Given material:

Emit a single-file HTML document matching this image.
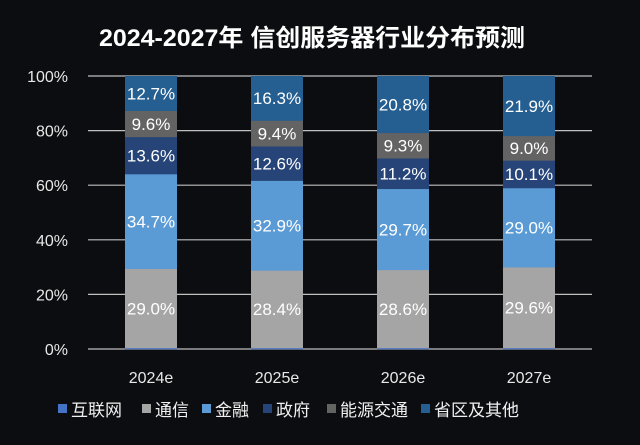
<!DOCTYPE html>
<html><head><meta charset="utf-8"><style>
body{margin:0;background:#0c0d11;width:640px;height:445px;overflow:hidden}
svg{display:block}
text{font-family:"Liberation Sans","Noto Sans CJK SC",sans-serif}
</style></head><body>
<svg id="s" width="640" height="445" xmlns="http://www.w3.org/2000/svg">
<rect width="640" height="445" fill="#0c0d11"/>
<text x="312" y="46" fill="#fff" font-size="24" font-weight="bold" text-anchor="middle" textLength="426" lengthAdjust="spacingAndGlyphs">2024-2027年 信创服务器行业分布预测</text>
</svg>
<script>
var s=document.getElementById('s'),ns='http://www.w3.org/2000/svg';
function el(t,a,txt){var e=document.createElementNS(ns,t);for(var k in a)e.setAttribute(k,a[k]);if(txt)e.textContent=txt;s.appendChild(e);return e;}
var y0=349,H=273;
for(var i=0;i<=5;i++){var y=y0-H*i/5;el('line',{x1:88,x2:592,y1:y,y2:y,stroke:'#bfbfbf','stroke-width':1.2});
el('text',{x:68,y:y+6,fill:'#e8e8e8','font-size':16,'text-anchor':'end'},(i*20)+'%');}
var cols=['#4472c4','#a5a5a5','#5b9bd5','#264478','#636363','#255e91'];
var data=[[0.4,29.0,34.7,13.6,9.6,12.7],[0.4,28.4,32.9,12.6,9.4,16.3],[0.4,28.6,29.7,11.2,9.3,20.8],[0.4,29.6,29.0,10.1,9.0,21.9]];
var cx=[151,277,403,529],yrs=['2024e','2025e','2026e','2027e'];
data.forEach(function(d,j){var acc=0;d.forEach(function(v,k){var yt=y0-H*(acc+v)/100,h=H*v/100;
el('rect',{x:cx[j]-26,y:yt,width:52,height:h+0.3,fill:cols[k]});
if(k>0)el('text',{x:cx[j],y:yt+h/2+6,fill:'#fff','font-size':17,'text-anchor':'middle'},v.toFixed(1)+'%');
acc+=v;});
el('text',{x:cx[j],y:383,fill:'#e8e8e8','font-size':16,'text-anchor':'middle'},yrs[j]);});
var lg=[[58,'互联网'],[142,'通信'],[202,'金融'],[263,'政府'],[327,'能源交通'],[421,'省区及其他']];
lg.forEach(function(l,k){el('rect',{x:l[0],y:404,width:9,height:9,fill:cols[k]});
el('text',{x:l[0]+13,y:416,fill:'#f0f0f0','font-size':17},l[1]);});
</script>
</body></html>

Aim: Return to the listing above and set it down exactly, leaving out its pictures.

Answer to the task:
Emit a single-file HTML document matching this image.
<!DOCTYPE html>
<html><head><meta charset="utf-8"><style>
body{margin:0;background:#0c0d11;width:640px;height:445px;overflow:hidden}
svg{display:block}
text{font-family:"Liberation Sans","Noto Sans CJK SC",sans-serif}
</style></head><body>
<svg id="s" width="640" height="445" xmlns="http://www.w3.org/2000/svg">
<rect width="640" height="445" fill="#0c0d11"/>
<text x="312" y="46" fill="#fff" font-size="24" font-weight="bold" text-anchor="middle" textLength="426" lengthAdjust="spacingAndGlyphs">2024-2027年 信创服务器行业分布预测</text>
</svg>
<script>
var s=document.getElementById('s'),ns='http://www.w3.org/2000/svg';
function el(t,a,txt){var e=document.createElementNS(ns,t);for(var k in a)e.setAttribute(k,a[k]);if(txt)e.textContent=txt;s.appendChild(e);return e;}
var y0=349,H=273;
for(var i=0;i<=5;i++){var y=y0-H*i/5;el('line',{x1:88,x2:592,y1:y,y2:y,stroke:'#bfbfbf','stroke-width':1.2});
el('text',{x:68,y:y+6,fill:'#e8e8e8','font-size':16,'text-anchor':'end'},(i*20)+'%');}
var cols=['#4472c4','#a5a5a5','#5b9bd5','#264478','#636363','#255e91'];
var data=[[0.4,29.0,34.7,13.6,9.6,12.7],[0.4,28.4,32.9,12.6,9.4,16.3],[0.4,28.6,29.7,11.2,9.3,20.8],[0.4,29.6,29.0,10.1,9.0,21.9]];
var cx=[151,277,403,529],yrs=['2024e','2025e','2026e','2027e'];
data.forEach(function(d,j){var acc=0;d.forEach(function(v,k){var yt=y0-H*(acc+v)/100,h=H*v/100;
el('rect',{x:cx[j]-26,y:yt,width:52,height:h+0.3,fill:cols[k]});
if(k>0)el('text',{x:cx[j],y:yt+h/2+6,fill:'#fff','font-size':17,'text-anchor':'middle'},v.toFixed(1)+'%');
acc+=v;});
el('text',{x:cx[j],y:383,fill:'#e8e8e8','font-size':16,'text-anchor':'middle'},yrs[j]);});
var lg=[[58,'互联网'],[142,'通信'],[202,'金融'],[263,'政府'],[327,'能源交通'],[421,'省区及其他']];
lg.forEach(function(l,k){el('rect',{x:l[0],y:404,width:9,height:9,fill:cols[k]});
el('text',{x:l[0]+13,y:416,fill:'#f0f0f0','font-size':17},l[1]);});
</script>
</body></html>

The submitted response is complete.